まさにクリーピーな隣人・香川照之扮する西野のなんでもない一軒家を、できれば絶対に近寄りたくない場所に仕立て上げる。
悪というより自由な人、今の言葉で言えば「最強の人」としてこれ以上ない嫌な隣人を見事に体現する香川照之の演技と相まって、本作の肝中の肝である。

一方でいつもなんだかぼーっとしている印象の強い西島秀俊は、刑事という仕事も家庭も一見大切にしている風な「正しい男」を演じるが、そのぼーっとした印象が良い意味で危うさになっていてどうにも心許ない。
家庭を大切にすると決めて現場を離れ大学講師に転職したはずなのに、結局は自分の欲求に従い未解決事件の操作に乗り出してしまう。
仕事に没頭するが故にすぐ近くにいるはずの妻の異変に気づくことができず、気づいた時には取り返しのつかない事態になってしまう。

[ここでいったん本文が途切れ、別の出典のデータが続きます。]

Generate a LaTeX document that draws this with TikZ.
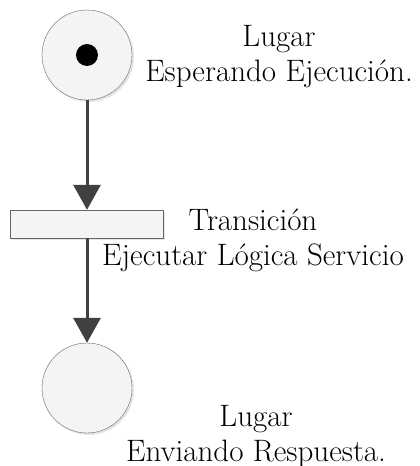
\documentclass[tikz,border=0pt]{standalone}
\usepackage{fontspec}
\usetikzlibrary{arrows.meta, shadows}
\definecolor{arcgray}{HTML}{404040}
\definecolor{placefill}{HTML}{F4F4F4}
\tikzset{
  place/.style = {circle, draw=gray!80!black, thin, fill=placefill, minimum size=90pt,
    inner sep=0pt, drop shadow={shadow xshift=2pt, shadow yshift=-2pt, fill=black!20}},
  transbox/.style = {rectangle, draw=gray!80!black, thin, fill=placefill, minimum width=153pt,
    minimum height=28pt, inner sep=0pt, drop shadow={shadow xshift=2pt, shadow yshift=-2pt, fill=black!20}},
  token/.style = {circle, fill=black, minimum size=22pt, inner sep=0pt},
  arc/.style = {draw=arcgray, line width=3pt, -{Triangle[width=27pt, length=25pt]}},
  lbl/.style = {align=center, font=\fontsize{31}{35}\selectfont, inner sep=0pt}
}
\begin{document}
\begin{tikzpicture}[x=1pt, y=-1pt]
\useasboundingbox (0,0) rectangle (420,466);
\node[place] (P1) at (87,55) {};
\node[token] (tok) at (P1.center) {};
\node[transbox] (T1) at (86.5,224) {};
\node[place] (P2) at (87,388) {};
\draw[arc] (P1.south) -- (P1.south |- T1.north);
\draw[arc] (P1.south |- T1.south) -- (P2.north);
\node[lbl] (L1) at (279,57) {Lugar\\Esperando Ejecución.};
\node[lbl] (L2) at (253,240) {Transición\\Ejecutar Lógica Servicio};
\node[lbl] (L3) at (256,436) {Lugar\\Enviando Respuesta.};
\end{tikzpicture}
\end{document}
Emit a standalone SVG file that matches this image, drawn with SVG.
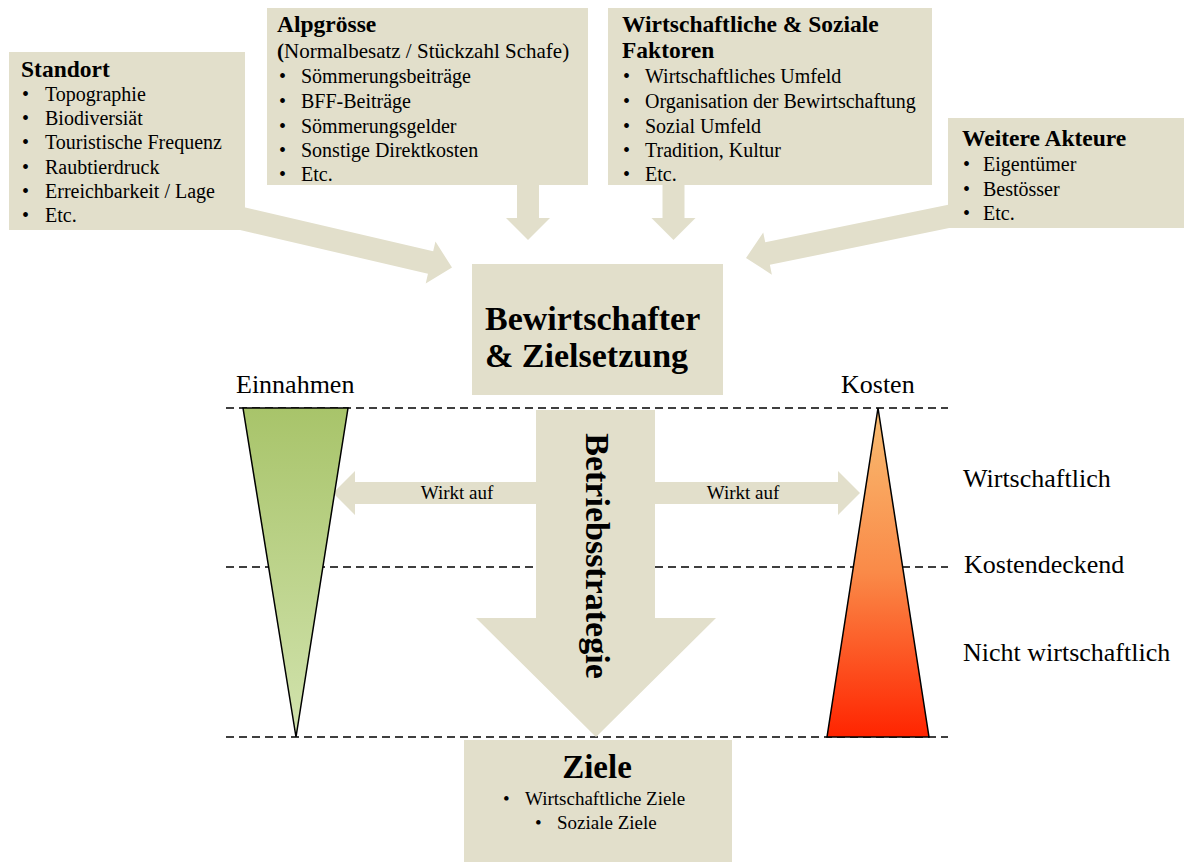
<svg xmlns="http://www.w3.org/2000/svg" width="1184" height="862" viewBox="0 0 1184 862">
<style>
text{font-family:"Liberation Serif","Times New Roman",serif;fill:#000}
.box{fill:#e2dfcb}
.arr{fill:#e2dfcb}
.t{font-size:23.5px;font-weight:bold}
.i{font-size:20px}
.big{font-size:34px;font-weight:bold}
.lab{font-size:26px}
.wa{font-size:19px}
.dash{stroke:#000;stroke-width:1.5;stroke-dasharray:8 5;fill:none}
.tri{stroke:#000;stroke-width:1.5}
</style>
<defs>
<linearGradient id="gGreen" x1="0" y1="0" x2="0" y2="1">
<stop offset="0" stop-color="#a8c46a"/>
<stop offset="1" stop-color="#d2e3ae"/>
</linearGradient>
<linearGradient id="gRed" x1="0" y1="0" x2="0" y2="1">
<stop offset="0" stop-color="#f8bd72"/>
<stop offset="0.5" stop-color="#fa8a48"/>
<stop offset="1" stop-color="#ff2400"/>
</linearGradient>
</defs>

<g id="connectors">
<polygon class="arr" transform="translate(452,267.5) rotate(13.1)" points="-228,-11.5 -22,-11.5 -22,-21.5 0,0 -22,21.5 -22,11.5 -228,11.5"/>
<polygon class="arr" points="517,180 539,180 539,218 550,218 528,240 506,218 517,218"/>
<polygon class="arr" points="662.5,180 684.5,180 684.5,218 695.5,218 673.5,240 651.5,218 662.5,218"/>
<polygon class="arr" transform="translate(746,258) rotate(168.4)" points="-220,-11.5 -22,-11.5 -22,-21.5 0,0 -22,21.5 -22,11.5 -220,11.5"/>
<line class="dash" x1="226" y1="408" x2="948" y2="408"/>
<line class="dash" x1="226" y1="567" x2="948" y2="567"/>
<line class="dash" x1="226" y1="737" x2="948" y2="737"/>
<polygon class="arr" points="536,410 655,410 655,618 716,618 596,737 476,618 536,618"/>
<polygon class="arr" points="536,482 355,482 355,471 333,493 355,515 355,504 536,504"/>
<polygon class="arr" points="655,482 838,482 838,471 860,493 838,515 838,504 655,504"/>
<text class="wa" x="457" y="499" text-anchor="middle">Wirkt auf</text>
<text class="wa" x="743" y="499" text-anchor="middle">Wirkt auf</text>
<text class="big" transform="translate(586,556) rotate(90)" text-anchor="middle">Betriebsstrategie</text>
</g>

<g id="standort">
<rect class="box" x="9" y="52" width="236" height="178"/>
<text class="t" x="21" y="77">Standort</text>
<g class="i">
<text x="22" y="101">•</text><text x="45" y="101">Topographie</text>
<text x="22" y="125">•</text><text x="45" y="125">Biodiversiät</text>
<text x="22" y="149">•</text><text x="45" y="149">Touristische Frequenz</text>
<text x="22" y="174">•</text><text x="45" y="174">Raubtierdruck</text>
<text x="22" y="198">•</text><text x="45" y="198">Erreichbarkeit / Lage</text>
<text x="22" y="222">•</text><text x="45" y="222">Etc.</text>
</g>
</g>

<g id="alpgroesse">
<rect class="box" x="267" y="8" width="321" height="177"/>
<text class="t" x="277" y="32">Alpgrösse</text>
<text x="277" y="58" style="font-size:21px"><tspan font-weight="bold">(</tspan>Normalbesatz / Stückzahl Schafe)</text>
<g class="i">
<text x="279" y="83">•</text><text x="301" y="83">Sömmerungsbeiträge</text>
<text x="279" y="108">•</text><text x="301" y="108">BFF-Beiträge</text>
<text x="279" y="133">•</text><text x="301" y="133">Sömmerungsgelder</text>
<text x="279" y="157">•</text><text x="301" y="157">Sonstige Direktkosten</text>
<text x="279" y="181">•</text><text x="301" y="181">Etc.</text>
</g>
</g>

<g id="wirtschaftliche">
<rect class="box" x="608" y="8" width="324" height="177"/>
<text class="t" x="622" y="32">Wirtschaftliche &amp; Soziale</text>
<text class="t" x="622" y="58">Faktoren</text>
<g class="i">
<text x="623" y="83">•</text><text x="645" y="83">Wirtschaftliches Umfeld</text>
<text x="623" y="108">•</text><text x="645" y="108">Organisation der Bewirtschaftung</text>
<text x="623" y="133">•</text><text x="645" y="133">Sozial Umfeld</text>
<text x="623" y="157">•</text><text x="645" y="157">Tradition, Kultur</text>
<text x="623" y="181">•</text><text x="645" y="181">Etc.</text>
</g>
</g>

<g id="weitere">
<rect class="box" x="948" y="118" width="236" height="110"/>
<text class="t" x="962" y="146">Weitere Akteure</text>
<g class="i">
<text x="963" y="171">•</text><text x="983" y="171">Eigentümer</text>
<text x="963" y="196">•</text><text x="983" y="196">Bestösser</text>
<text x="963" y="220">•</text><text x="983" y="220">Etc.</text>
</g>
</g>

<g id="bewirtschafter">
<rect class="box" x="472" y="264" width="251" height="131"/>
<text class="big" x="485" y="330">Bewirtschafter</text>
<text class="big" x="485" y="367">&amp; Zielsetzung</text>
</g>

<g id="einnahmen">
<polygon class="tri" fill="url(#gGreen)" points="243,408 348,408 296,737"/>
<text class="lab" x="236" y="393">Einnahmen</text>
</g>

<g id="kosten">
<polygon class="tri" fill="url(#gRed)" points="878,408 929,737 827,737"/>
<text class="lab" x="841" y="393">Kosten</text>
<text class="lab" x="963" y="487">Wirtschaftlich</text>
<text class="lab" x="964" y="573">Kostendeckend</text>
<text class="lab" x="963" y="661">Nicht wirtschaftlich</text>
</g>

<g id="ziele">
<rect class="box" x="464" y="740" width="268" height="122"/>
<text x="597" y="778" text-anchor="middle" style="font-size:33px;font-weight:bold">Ziele</text>
<text x="503" y="805" style="font-size:19px">•</text><text x="525" y="805" style="font-size:19px">Wirtschaftliche Ziele</text>
<text x="535" y="829" style="font-size:19px">•</text><text x="557" y="829" style="font-size:19px">Soziale Ziele</text>
</g>
</svg>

どれだけおかしいと思っていても、なかなか切り捨てることができないのが隣人の難しさであり、怖さでもあろう。
どこかに居を構えるというのは、安定を買うようで実はある種のリスクも手に入れてしまうわけだが、ゼロメートル地帯と言われ水没リスクに怯える我が家の方が、危険な隣人に当たるよりずっといい。

どの場面も強い印象を残しているけれど1番興味深かったのは、川口春奈扮する未解決事件の遺族・早紀を大学に招き尋問するくだり。
なんでもない大学のオープンスペースがいつの間にか取調室のような閉ざされた空間になり、また戻ってゆく様をワンカットで描ききる、演者とスタッフが一丸となった迫力が伝わって観ている側も思わず力が入ってしまう名場面だ。